The FIRST challenge, an international competition that pits student-made robots against each other, was held March 22-24 at the CenturyLink Field Event Center in Seattle. Teams from California, Oregon, Idaho, Washington, Turkey, and Mexico competed, with the winners moving on to further competitions.

Hard work and more

Brad Moore, the Sequim High robotics instructor, called the team’s effort “a marathon of work. The most interesting part was constantly finding solutions for problems and trying to adapt within a short time-frame, sometimes 15 minutes between matches. It was incredible to see how well the team responded in the pressure cooker of competition.”

 

Each team is given six weeks to construct its robot following the release of new challenge parameters during the official January kickoff. The challenge this year, “Rebound Rumble,” was played by two competing teams of three robots on a 27-foot by 54-foot field, with each team trying to shoot basketballs into hoops.

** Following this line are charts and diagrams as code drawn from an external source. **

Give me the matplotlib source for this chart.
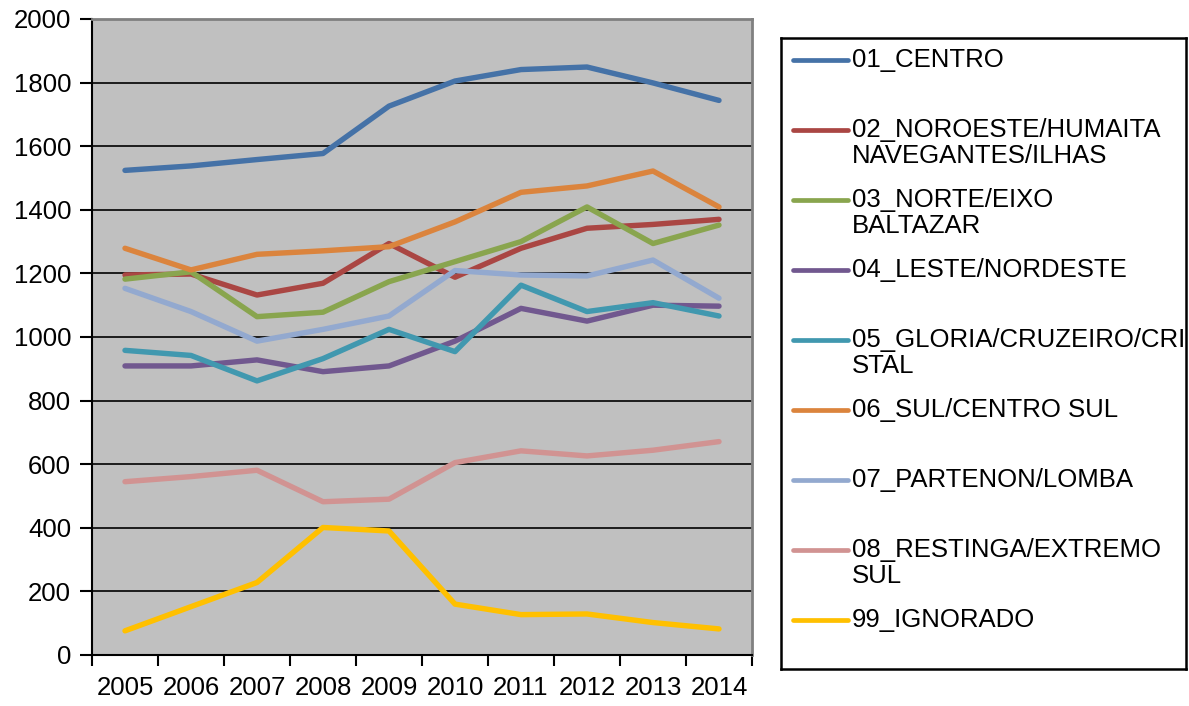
import matplotlib
matplotlib.use('Agg')
import matplotlib.pyplot as plt
from matplotlib.lines import Line2D

plt.rcParams['font.family'] = ['Liberation Sans', 'DejaVu Sans']

# data
years = ["2005", "2006", "2007", "2008", "2009", "2010", "2011", "2012", "2013", "2014"]

centro = [1524, 1538, 1558, 1577, 1726, 1805, 1841, 1849, 1799, 1744]
noroeste = [1195, 1198, 1132, 1169, 1294, 1188, 1279, 1342, 1354, 1370]
norte = [1182, 1205, 1064, 1078, 1174, 1237, 1300, 1409, 1294, 1352]
leste = [909, 909, 928, 891, 909, 987, 1090, 1050, 1100, 1097]
gloria = [958, 942, 862, 932, 1024, 954, 1163, 1080, 1108, 1066]
sul = [1279, 1211, 1260, 1271, 1284, 1362, 1455, 1475, 1522, 1409]
partenon = [1153, 1080, 987, 1024, 1066, 1209, 1195, 1192, 1242, 1122]
restinga = [545, 561, 581, 482, 490, 605, 642, 626, 644, 671]
ignorado = [76, 152, 228, 401, 390, 160, 127, 129, 102, 82]

labels = [
	["01_CENTRO"],
	["02_NOROESTE/HUMAITA", "NAVEGANTES/ILHAS"],
	["03_NORTE/EIXO", "BALTAZAR"],
	["04_LESTE/NORDESTE"],
	["05_GLORIA/CRUZEIRO/CRI", "STAL"],
	["06_SUL/CENTRO SUL"],
	["07_PARTENON/LOMBA"],
	["08_RESTINGA/EXTREMO", "SUL"],
	["99_IGNORADO"],
]
series = [centro, noroeste, norte, leste, gloria, sul, partenon, restinga, ignorado]
colors = ["#4572A7", "#AA4643", "#89A54E", "#71588F", "#4198AF",
	"#DB843D", "#93A9CF", "#D19392", "#FFC000"]

W, H = 1189, 706
fig = plt.figure(figsize=(W / 100.0, H / 100.0), dpi=100)
fig.patch.set_facecolor('white')

# plot area in pixels: left 92, right 752, top 19, bottom 655
ax = fig.add_axes([92.0 / W, 1 - 655.0 / H, (752.0 - 92.0) / W, (655.0 - 19.0) / H])
ax.set_facecolor('#C0C0C0')

x = list(range(len(years)))
for vals, col in zip(series, colors):
	ax.plot(x, vals, color=col, linewidth=3.9, solid_capstyle='round', solid_joinstyle='round')

ax.set_xlim(-0.5, len(years) - 0.5)
ax.set_ylim(0, 2000)
ax.set_yticks(range(0, 2001, 200))
ax.yaxis.grid(True, color='black', linewidth=1.2)
ax.set_axisbelow(True)

# category axis: tick marks on the boundaries, labels in the middle
ax.set_xticks([i - 0.5 for i in range(len(years) + 1)])
ax.set_xticklabels([])
ax.set_xticks(x, minor=True)
ax.set_xticklabels(years, minor=True)
ax.tick_params(axis='x', which='major', length=8, width=1.5, color='black')
ax.tick_params(axis='x', which='minor', length=0, pad=15, labelsize=18.5)
ax.tick_params(axis='y', length=9, width=1.5, pad=6, labelsize=18.5)
for t in ax.get_yticklabels():
	t.set_verticalalignment('center_baseline')

for side in ['top', 'right']:
	ax.spines[side].set_color('#808080')
	ax.spines[side].set_linewidth(2)
for side in ['left', 'bottom']:
	ax.spines[side].set_color('black')
	ax.spines[side].set_linewidth(1.5)

# legend box, drawn by hand in pixel units like the Excel one
lx0, lx1, ly0, ly1 = 781.0, 1186.0, 38.0, 669.0
lax = fig.add_axes([lx0 / W, 1 - ly1 / H, (lx1 - lx0) / W, (ly1 - ly0) / H])
lax.set_xlim(lx0, lx1)
lax.set_ylim(ly1, ly0)
lax.set_xticks([])
lax.set_yticks([])
for sp in lax.spines.values():
	sp.set_linewidth(1.8)
	sp.set_color('black')

for i, (lab, col) in enumerate(zip(labels, colors)):
	yc = 60 + 70 * i
	lax.add_line(Line2D([793, 848], [yc, yc], color=col, linewidth=3.4, solid_capstyle='round'))
	for j, txt in enumerate(lab):
		lax.text(852, yc + 26 * j, txt, fontsize=18.5, va='center', ha='left', color='black')

fig.savefig('out.png', dpi=100)
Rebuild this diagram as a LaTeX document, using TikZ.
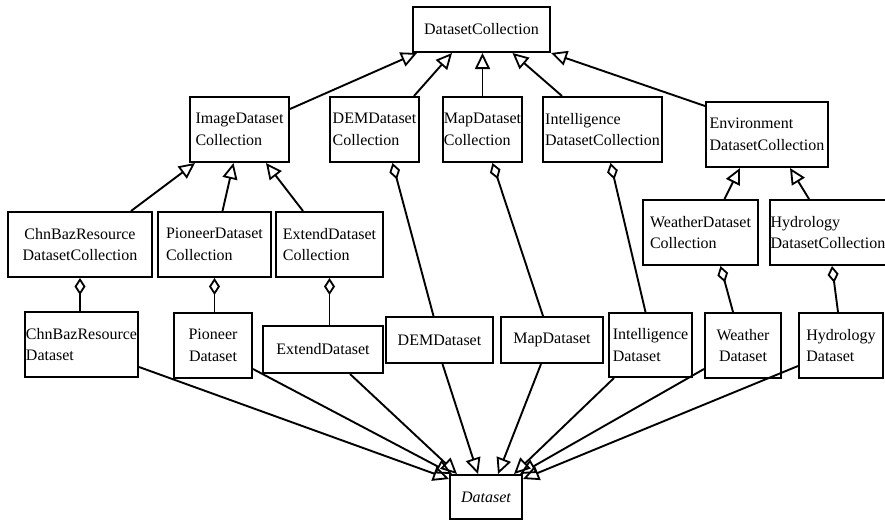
\documentclass[tikz,border=0pt]{standalone}
\usepackage{fontspec}
\setmainfont{Liberation Serif}
\usetikzlibrary{arrows.meta,positioning,calc}

\begin{document}
\begin{tikzpicture}[
        x=1pt, y=-1pt,
        block/.style={rectangle, draw, line width=2pt, inner sep=1pt, minimum height=65pt, align=left, font=\fontsize{16}{21.5}\selectfont},
        inherit/.style={-{Triangle[open,length=16pt,width=15pt,line width=1.8pt]}, line width=1.9pt},
        aggr/.style={{Diamond[open,length=17pt,width=11pt,line width=1.8pt]}-, line width=1.9pt}
    ]
        \useasboundingbox (0,0) rectangle (885,520);

        % Top
        \node[block, minimum width=137pt, minimum height=45pt] (dc) at (481.5,29.5) {DatasetCollection};

        % Collections
        \node[block, minimum width=99pt] (img) at (239.5,129.5) {ImageDataset\\Collection};
        \node[block, minimum width=89pt] (demc) at (374.5,129.5) {DEMDataset\\Collection};
        \node[block, minimum width=79pt] (mapc) at (482.5,129.5) {MapDataset\\Collection};
        \node[block, minimum width=119pt] (intc) at (602.5,129.5) {Intelligence\\DatasetCollection};
        \node[block, minimum width=122pt] (envc) at (767,134.5) {Environment\\DatasetCollection};

        % Sub collections
        \node[block, minimum width=144pt, align=center] (chnc) at (80,244.5) {ChnBazResource\\DatasetCollection};
        \node[block, minimum width=113pt] (pioc) at (214.5,244.5) {PioneerDataset\\Collection};
        \node[block, minimum width=107pt] (extc) at (329.5,244.5) {ExtendDataset\\Collection};
        \node[block, minimum width=115pt] (weac) at (700.5,232.5) {WeatherDataset\\Collection};
        \node[block, minimum width=112pt] (hydc) at (828,232.5) {Hydrology\\DatasetCollection};

        % Datasets
        \node[block, minimum width=111pt] (chnd) at (81.5,344.5) {ChnBazResource\\Dataset};
        \node[block, minimum width=78pt, align=center] (piod) at (213,345.5) {Pioneer\\Dataset};
        \node[block, minimum width=120pt, minimum height=47pt] (extd) at (323,349.5) {ExtendDataset};
        \node[block, minimum width=107pt, minimum height=46pt] (demd) at (439.5,340) {DEMDataset};
        \node[block, minimum width=102pt, minimum height=46pt] (mapd) at (552,340) {MapDataset};
        \node[block, minimum width=83pt, minimum height=64pt] (intd) at (650.5,345) {Intelligence\\Dataset};
        \node[block, minimum width=76pt, align=center] (wead) at (743,345.5) {Weather\\Dataset};
        \node[block, minimum width=84pt] (hydd) at (841,345.5) {Hydrology\\Dataset};

        % Bottom
        \node[block, minimum width=72pt, minimum height=44pt, font=\fontsize{16}{21.5}\selectfont\itshape] (ds) at (486,497) {Dataset};

        % Generalization to DatasetCollection
        \draw[inherit] ($(img.north east)+(0,13)$) -- ($(dc.south west)+(5,0)$);
        \draw[inherit] ($(demc.north east)+(-6,0)$) -- ($(dc.south west)+(40,0)$);
        \draw[inherit] (mapc.north) -- (mapc.north |- dc.south);
        \draw[inherit] ($(intc.north west)+(20,0)$) -- ($(dc.south)+(31,0)$);
        \draw[inherit] ($(envc.north west)+(0,5)$) -- (dc.south east);

        % Generalization to collections
        \draw[inherit] ($(chnc.north east)+(-22,0)$) -- ($(img.south west)+(6,0)$);
        \draw[inherit] ($(pioc.north)+(8,0)$) -- ($(img.south)+(-6,0)$);
        \draw[inherit] ($(extc.north west)+(28,0)$) -- ($(img.south east)+(-24,0)$);
        \draw[inherit] ($(weac.north)+(24,0)$) -- ($(envc.south)+(-27,0)$);
        \draw[inherit] ($(hydc.north)+(-19,0)$) -- ($(envc.south)+(23,0)$);

        % Aggregation
        \draw[aggr] (chnc.south) -- (chnc.south |- chnd.north);
        \draw[aggr] (pioc.south) -- (pioc.south |- piod.north);
        \draw[aggr] (extc.south) -- (extc.south |- extd.north);
        \draw[aggr] ($(demc.south)+(18,0)$) -- ($(demd.north)+(-6,0)$);
        \draw[aggr] ($(mapc.south)+(10,0)$) -- ($(mapd.north)+(-9,0)$);
        \draw[aggr] ($(intc.south)+(8,0)$) -- ($(intd.north)+(-5,0)$);
        \draw[aggr] ($(weac.south)+(20,0)$) -- ($(wead.north)+(-10,0)$);
        \draw[aggr] ($(hydc.south)+(4,0)$) -- ($(hydd.north)+(-3,0)$);

        % Generalization to Dataset
        \draw[inherit] ($(chnd.south east)+(0,-11)$) -- ($(ds.north west)+(0,5)$);
        \draw[inherit] ($(piod.south east)+(0,-10)$) -- ($(ds.north west)+(3,0)$);
        \draw[inherit] ($(extd.south)+(27,0)$) -- ($(ds.north west)+(8,0)$);
        \draw[inherit] ($(demd.south)+(3,0)$) -- ($(ds.north)+(-8,0)$);
        \draw[inherit] ($(mapd.south)+(-11,0)$) -- ($(ds.north)+(12,0)$);
        \draw[inherit] ($(intd.south west)+(6,0)$) -- ($(ds.north east)+(-9,0)$);
        \draw[inherit] ($(wead.south west)+(0,-10)$) -- ($(ds.north east)+(-3,0)$);
        \draw[inherit] ($(hydd.south west)+(0,-13)$) -- ($(ds.north east)+(0,5)$);
    \end{tikzpicture}
\end{document}
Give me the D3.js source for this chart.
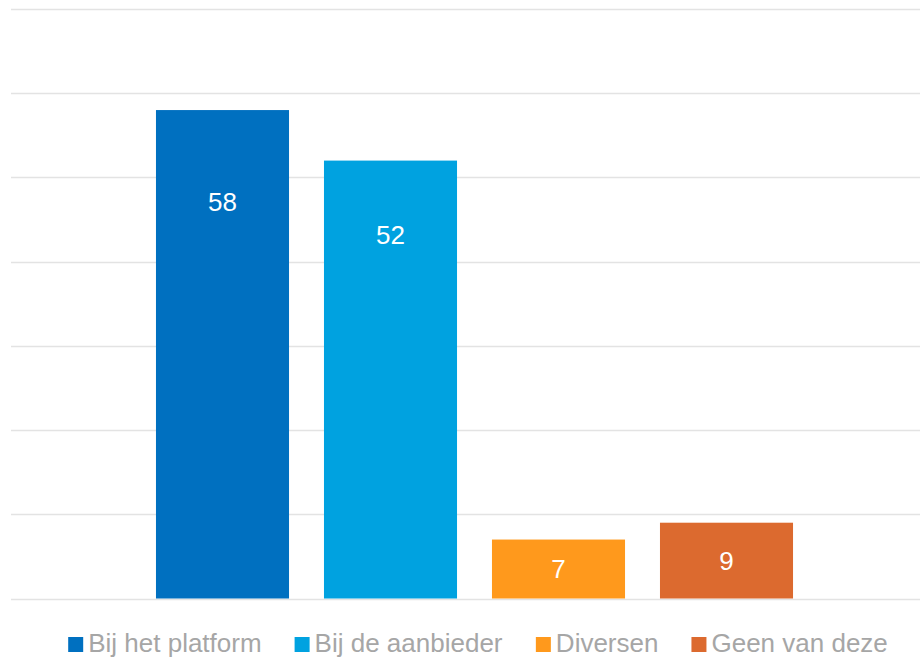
<!DOCTYPE html>
<html>
<head>
<meta charset="utf-8">
<script src="https://cdn.jsdelivr.net/npm/d3@7"></script>
<style>
  body { margin: 0; background: #fff; }
  svg { display: block; font-family: "Liberation Sans", Arial, sans-serif; }
</style>
</head>
<body>
<div id="chart"></div>
<script>
// chart data
const categories = ["Bij het platform", "Bij de aanbieder", "Diversen", "Geen van deze"];
const values = [58, 52, 7, 9];
const colors = ["#0070C0", "#00A2E0", "#FF991C", "#DC6A2F"];
const yTicks = [0, 10, 20, 30, 40, 50, 60, 70];

const width = 920, height = 658;

const svg = d3.select("#chart").append("svg")
    .attr("width", width)
    .attr("height", height);

const x = d3.scaleBand()
    .domain(categories)
    .range([138.5, 810.5])
    .paddingInner(0.208)
    .paddingOuter(0.104);

const y = d3.scaleLinear()
    .domain([0, 70])
    .range([598.5, 9]);

// gridlines
svg.append("g")
    .selectAll("line")
    .data(yTicks)
    .join("line")
    .attr("x1", 11)
    .attr("x2", width)
    .attr("y1", d => Math.round(y(d)) + 0.5)
    .attr("y2", d => Math.round(y(d)) + 0.5)
    .attr("stroke", "#e3e3e3")
    .attr("stroke-width", 1.5);

// bars
svg.append("g")
    .selectAll("rect")
    .data(values)
    .join("rect")
    .attr("x", (d, i) => x(categories[i]))
    .attr("y", d => y(d))
    .attr("width", x.bandwidth())
    .attr("height", d => y(0) - y(d))
    .attr("fill", (d, i) => colors[i]);

// value labels: tall bars carry the label in the upper part, short ones centred
svg.append("g")
    .selectAll("text")
    .data(values)
    .join("text")
    .attr("x", (d, i) => x(categories[i]) + x.bandwidth() / 2)
    .attr("y", d => y(d > 20 ? d * 0.65 + 9.4 : d / 2))
    .attr("dy", "0.35em")
    .attr("text-anchor", "middle")
    .attr("fill", "#fff")
    .style("font-size", "26px")
    .text(d => d);

// legend
const legend = svg.append("g");
const items = legend.selectAll("g")
    .data(categories)
    .join("g");

items.append("rect")
    .attr("width", 15)
    .attr("height", 15)
    .attr("y", 637)
    .attr("fill", (d, i) => colors[i]);

items.append("text")
    .attr("x", 20)
    .attr("y", 651.5)
    .attr("fill", "#a6a6a6")
    .style("font-size", "26px")
    .text(d => d);

let offset = 0;
const pos = [];
items.each(function () {
    const w = this.getBBox().width;
    pos.push(offset);
    offset += w + 33;
});
const total = offset - 33;
const start = 478 - total / 2;
items.attr("transform", (d, i) => "translate(" + (start + pos[i]) + ",0)");
</script>
</body>
</html>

The match started with a 15-second period when the robots were programmed for independent action, followed by a two-minute period when the robots were operated by students by remote control. The students used a robot-mounted camera to sight the hoops.

 

The Sequim robot weighs 118 pounds and employs a battery-operated frame that picks up the balls, then lobs them through a Plexiglas chute.

 

The team, led by Sequim High School teachers Brad Moore and Stuart Marcy, is supported by Clallam 4-H and receives both national and local support from JC Penney. Josh Myers, an engineer at Pacific Northwest National Laboratory in Sequim, is a hands-on advisor.

 

US FIRST was started by Dean Kamen in 1989. Kamen, known for his Segway and a myriad other inventions, started FIRST to help young people discover the excitement and rewards of science and technology. FIRST stands for “For Inspiration and Recognition of Science and Technology.”